Make an exact copy, from the records below, of the lines from the line containing "Give me the matplotlib source for this chart." to the line containing "72, 73, 76, 77, 78, 79, 80, 81]", both lines included, excluding pictures.
#### RECORD EXCERPTS ####
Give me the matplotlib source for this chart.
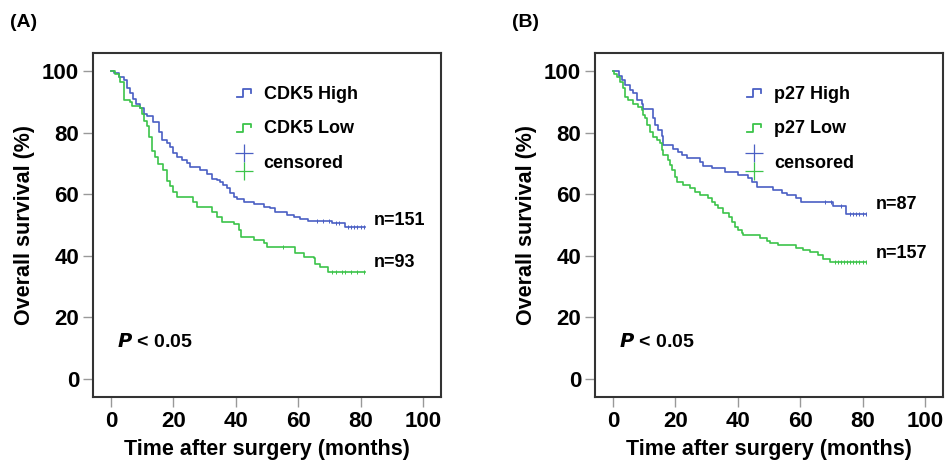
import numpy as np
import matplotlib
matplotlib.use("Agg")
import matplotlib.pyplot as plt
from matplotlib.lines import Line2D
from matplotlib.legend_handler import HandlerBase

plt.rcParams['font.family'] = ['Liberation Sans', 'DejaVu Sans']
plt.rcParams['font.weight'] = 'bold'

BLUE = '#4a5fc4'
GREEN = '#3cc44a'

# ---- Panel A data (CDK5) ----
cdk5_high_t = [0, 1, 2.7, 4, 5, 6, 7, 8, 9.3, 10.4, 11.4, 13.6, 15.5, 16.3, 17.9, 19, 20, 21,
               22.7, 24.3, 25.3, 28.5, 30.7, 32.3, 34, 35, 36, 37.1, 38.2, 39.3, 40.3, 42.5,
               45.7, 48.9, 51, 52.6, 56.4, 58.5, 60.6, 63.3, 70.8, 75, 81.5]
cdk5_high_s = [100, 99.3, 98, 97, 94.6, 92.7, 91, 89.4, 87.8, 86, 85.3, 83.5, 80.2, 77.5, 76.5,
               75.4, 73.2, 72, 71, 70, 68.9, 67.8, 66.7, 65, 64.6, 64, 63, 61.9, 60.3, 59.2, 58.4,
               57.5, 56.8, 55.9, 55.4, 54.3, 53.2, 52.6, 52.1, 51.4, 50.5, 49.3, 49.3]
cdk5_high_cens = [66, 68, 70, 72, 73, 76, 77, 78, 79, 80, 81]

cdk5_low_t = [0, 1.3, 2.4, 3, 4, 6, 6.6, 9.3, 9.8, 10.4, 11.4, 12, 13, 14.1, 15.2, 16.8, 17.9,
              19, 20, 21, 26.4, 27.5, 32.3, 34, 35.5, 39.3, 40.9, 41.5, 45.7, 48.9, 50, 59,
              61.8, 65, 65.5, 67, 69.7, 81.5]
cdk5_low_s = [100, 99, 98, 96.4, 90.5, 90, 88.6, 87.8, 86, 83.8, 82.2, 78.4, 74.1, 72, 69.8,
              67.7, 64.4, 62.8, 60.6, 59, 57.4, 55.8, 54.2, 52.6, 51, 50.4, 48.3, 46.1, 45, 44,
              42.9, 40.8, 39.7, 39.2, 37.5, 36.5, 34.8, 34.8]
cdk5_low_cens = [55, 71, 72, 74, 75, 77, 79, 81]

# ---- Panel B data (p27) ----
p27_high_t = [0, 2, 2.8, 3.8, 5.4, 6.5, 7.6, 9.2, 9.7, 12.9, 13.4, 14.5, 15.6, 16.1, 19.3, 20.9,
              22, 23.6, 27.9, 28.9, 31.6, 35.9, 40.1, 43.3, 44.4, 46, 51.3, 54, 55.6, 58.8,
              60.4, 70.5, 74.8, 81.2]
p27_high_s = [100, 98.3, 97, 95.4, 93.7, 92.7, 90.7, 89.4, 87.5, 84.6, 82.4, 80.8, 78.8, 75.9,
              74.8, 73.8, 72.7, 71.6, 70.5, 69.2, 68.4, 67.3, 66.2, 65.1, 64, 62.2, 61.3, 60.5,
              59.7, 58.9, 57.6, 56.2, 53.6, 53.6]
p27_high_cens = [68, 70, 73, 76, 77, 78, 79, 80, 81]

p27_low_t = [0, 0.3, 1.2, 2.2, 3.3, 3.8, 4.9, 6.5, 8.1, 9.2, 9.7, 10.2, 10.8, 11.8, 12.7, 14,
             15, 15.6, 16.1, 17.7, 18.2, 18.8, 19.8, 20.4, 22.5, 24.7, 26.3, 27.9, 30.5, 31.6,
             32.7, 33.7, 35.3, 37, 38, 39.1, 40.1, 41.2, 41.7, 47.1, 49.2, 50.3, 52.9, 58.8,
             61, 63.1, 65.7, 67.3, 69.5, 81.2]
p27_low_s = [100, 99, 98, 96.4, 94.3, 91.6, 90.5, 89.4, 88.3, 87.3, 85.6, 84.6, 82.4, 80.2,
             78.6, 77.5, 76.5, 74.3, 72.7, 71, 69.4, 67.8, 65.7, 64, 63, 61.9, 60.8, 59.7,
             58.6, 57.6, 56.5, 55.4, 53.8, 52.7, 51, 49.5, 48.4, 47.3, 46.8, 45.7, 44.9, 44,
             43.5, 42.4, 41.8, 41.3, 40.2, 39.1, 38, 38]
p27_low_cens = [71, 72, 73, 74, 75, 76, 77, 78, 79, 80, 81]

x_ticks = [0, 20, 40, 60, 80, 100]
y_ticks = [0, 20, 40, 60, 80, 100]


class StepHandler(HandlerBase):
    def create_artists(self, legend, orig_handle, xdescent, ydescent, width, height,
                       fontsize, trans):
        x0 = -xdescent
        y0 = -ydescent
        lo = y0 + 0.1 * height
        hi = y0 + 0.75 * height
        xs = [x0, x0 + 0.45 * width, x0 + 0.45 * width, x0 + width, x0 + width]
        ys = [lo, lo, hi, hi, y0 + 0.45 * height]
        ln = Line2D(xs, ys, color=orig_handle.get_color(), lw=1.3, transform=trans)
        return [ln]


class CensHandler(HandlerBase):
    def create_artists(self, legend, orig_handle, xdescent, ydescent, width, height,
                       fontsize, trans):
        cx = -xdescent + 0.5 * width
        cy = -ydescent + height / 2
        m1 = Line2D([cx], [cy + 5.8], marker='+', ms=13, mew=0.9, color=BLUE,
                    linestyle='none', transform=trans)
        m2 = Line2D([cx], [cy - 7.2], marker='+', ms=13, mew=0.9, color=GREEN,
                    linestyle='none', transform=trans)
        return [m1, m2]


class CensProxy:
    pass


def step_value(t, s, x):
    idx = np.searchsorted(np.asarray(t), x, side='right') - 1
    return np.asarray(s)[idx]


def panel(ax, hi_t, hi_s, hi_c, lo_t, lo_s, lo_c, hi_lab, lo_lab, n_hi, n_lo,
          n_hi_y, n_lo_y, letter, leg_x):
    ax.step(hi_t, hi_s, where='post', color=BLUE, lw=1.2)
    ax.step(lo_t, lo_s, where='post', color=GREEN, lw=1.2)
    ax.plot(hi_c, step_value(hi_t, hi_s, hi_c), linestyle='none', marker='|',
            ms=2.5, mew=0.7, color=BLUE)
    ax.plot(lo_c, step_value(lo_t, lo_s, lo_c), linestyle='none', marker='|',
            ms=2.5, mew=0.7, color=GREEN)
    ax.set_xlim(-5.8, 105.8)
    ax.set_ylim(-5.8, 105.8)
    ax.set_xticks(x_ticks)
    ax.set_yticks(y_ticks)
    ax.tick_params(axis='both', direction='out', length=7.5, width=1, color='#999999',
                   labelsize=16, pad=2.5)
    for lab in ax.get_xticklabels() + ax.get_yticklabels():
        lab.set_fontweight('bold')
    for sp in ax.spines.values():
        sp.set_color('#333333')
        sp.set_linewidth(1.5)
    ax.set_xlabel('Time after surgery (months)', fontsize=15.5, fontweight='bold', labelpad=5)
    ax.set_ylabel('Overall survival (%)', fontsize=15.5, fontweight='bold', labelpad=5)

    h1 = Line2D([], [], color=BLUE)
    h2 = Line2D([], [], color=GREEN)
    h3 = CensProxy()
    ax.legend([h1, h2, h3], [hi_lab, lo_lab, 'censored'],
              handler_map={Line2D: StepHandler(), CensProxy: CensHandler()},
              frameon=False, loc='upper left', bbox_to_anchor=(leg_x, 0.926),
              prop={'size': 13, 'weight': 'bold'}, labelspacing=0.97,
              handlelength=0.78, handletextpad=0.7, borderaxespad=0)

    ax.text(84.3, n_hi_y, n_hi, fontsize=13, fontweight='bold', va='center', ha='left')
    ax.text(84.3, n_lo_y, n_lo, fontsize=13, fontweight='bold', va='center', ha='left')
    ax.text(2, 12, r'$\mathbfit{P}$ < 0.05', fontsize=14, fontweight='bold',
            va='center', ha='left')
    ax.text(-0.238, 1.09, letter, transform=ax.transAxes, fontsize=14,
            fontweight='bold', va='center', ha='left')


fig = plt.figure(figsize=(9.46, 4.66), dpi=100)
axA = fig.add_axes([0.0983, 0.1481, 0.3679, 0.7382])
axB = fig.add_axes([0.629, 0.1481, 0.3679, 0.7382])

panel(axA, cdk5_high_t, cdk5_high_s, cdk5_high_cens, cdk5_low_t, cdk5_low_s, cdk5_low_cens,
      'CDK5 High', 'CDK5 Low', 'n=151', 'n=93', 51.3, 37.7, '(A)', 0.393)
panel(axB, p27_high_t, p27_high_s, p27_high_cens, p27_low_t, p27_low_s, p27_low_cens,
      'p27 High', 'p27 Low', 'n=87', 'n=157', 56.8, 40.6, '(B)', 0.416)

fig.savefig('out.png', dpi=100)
####
#### RECORD EXCERPTS ####
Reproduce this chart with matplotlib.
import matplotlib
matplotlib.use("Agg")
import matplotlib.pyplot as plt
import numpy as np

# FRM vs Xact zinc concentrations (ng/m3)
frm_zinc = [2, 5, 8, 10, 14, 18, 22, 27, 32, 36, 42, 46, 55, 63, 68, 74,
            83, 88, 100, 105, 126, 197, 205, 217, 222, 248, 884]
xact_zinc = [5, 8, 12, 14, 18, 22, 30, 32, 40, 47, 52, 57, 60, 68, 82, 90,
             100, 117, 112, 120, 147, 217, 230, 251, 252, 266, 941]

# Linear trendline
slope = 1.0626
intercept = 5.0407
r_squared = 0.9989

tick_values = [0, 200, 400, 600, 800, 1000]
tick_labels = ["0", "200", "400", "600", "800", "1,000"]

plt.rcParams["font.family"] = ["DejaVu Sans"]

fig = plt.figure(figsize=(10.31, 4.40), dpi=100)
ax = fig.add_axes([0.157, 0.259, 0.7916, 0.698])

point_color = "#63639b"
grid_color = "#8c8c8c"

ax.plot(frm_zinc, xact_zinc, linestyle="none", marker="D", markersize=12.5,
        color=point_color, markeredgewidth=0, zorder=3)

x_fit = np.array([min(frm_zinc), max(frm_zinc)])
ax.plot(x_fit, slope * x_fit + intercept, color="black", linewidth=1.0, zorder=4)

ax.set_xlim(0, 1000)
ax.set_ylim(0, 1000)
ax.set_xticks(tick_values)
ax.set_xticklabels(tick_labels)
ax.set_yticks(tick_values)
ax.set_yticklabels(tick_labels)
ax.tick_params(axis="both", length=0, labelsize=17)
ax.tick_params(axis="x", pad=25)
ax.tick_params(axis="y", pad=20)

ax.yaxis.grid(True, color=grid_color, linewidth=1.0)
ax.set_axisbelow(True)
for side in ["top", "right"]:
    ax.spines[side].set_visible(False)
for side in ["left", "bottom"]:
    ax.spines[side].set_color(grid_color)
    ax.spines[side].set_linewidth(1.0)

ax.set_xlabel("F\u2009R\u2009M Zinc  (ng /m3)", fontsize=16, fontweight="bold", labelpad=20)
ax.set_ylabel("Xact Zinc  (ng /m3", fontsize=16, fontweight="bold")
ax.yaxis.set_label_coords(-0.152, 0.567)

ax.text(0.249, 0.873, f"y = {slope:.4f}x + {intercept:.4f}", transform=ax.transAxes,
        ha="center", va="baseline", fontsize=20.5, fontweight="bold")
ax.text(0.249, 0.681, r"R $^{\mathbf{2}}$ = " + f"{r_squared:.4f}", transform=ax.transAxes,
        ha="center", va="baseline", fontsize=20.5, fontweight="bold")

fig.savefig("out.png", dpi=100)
####
◆ RESPONSE TO THE EXERCISE
Give me the matplotlib source for this chart.
import numpy as np
import matplotlib
matplotlib.use("Agg")
import matplotlib.pyplot as plt
from matplotlib.lines import Line2D
from matplotlib.legend_handler import HandlerBase

plt.rcParams['font.family'] = ['Liberation Sans', 'DejaVu Sans']
plt.rcParams['font.weight'] = 'bold'

BLUE = '#4a5fc4'
GREEN = '#3cc44a'

# ---- Panel A data (CDK5) ----
cdk5_high_t = [0, 1, 2.7, 4, 5, 6, 7, 8, 9.3, 10.4, 11.4, 13.6, 15.5, 16.3, 17.9, 19, 20, 21,
               22.7, 24.3, 25.3, 28.5, 30.7, 32.3, 34, 35, 36, 37.1, 38.2, 39.3, 40.3, 42.5,
               45.7, 48.9, 51, 52.6, 56.4, 58.5, 60.6, 63.3, 70.8, 75, 81.5]
cdk5_high_s = [100, 99.3, 98, 97, 94.6, 92.7, 91, 89.4, 87.8, 86, 85.3, 83.5, 80.2, 77.5, 76.5,
               75.4, 73.2, 72, 71, 70, 68.9, 67.8, 66.7, 65, 64.6, 64, 63, 61.9, 60.3, 59.2, 58.4,
               57.5, 56.8, 55.9, 55.4, 54.3, 53.2, 52.6, 52.1, 51.4, 50.5, 49.3, 49.3]
cdk5_high_cens = [66, 68, 70, 72, 73, 76, 77, 78, 79, 80, 81]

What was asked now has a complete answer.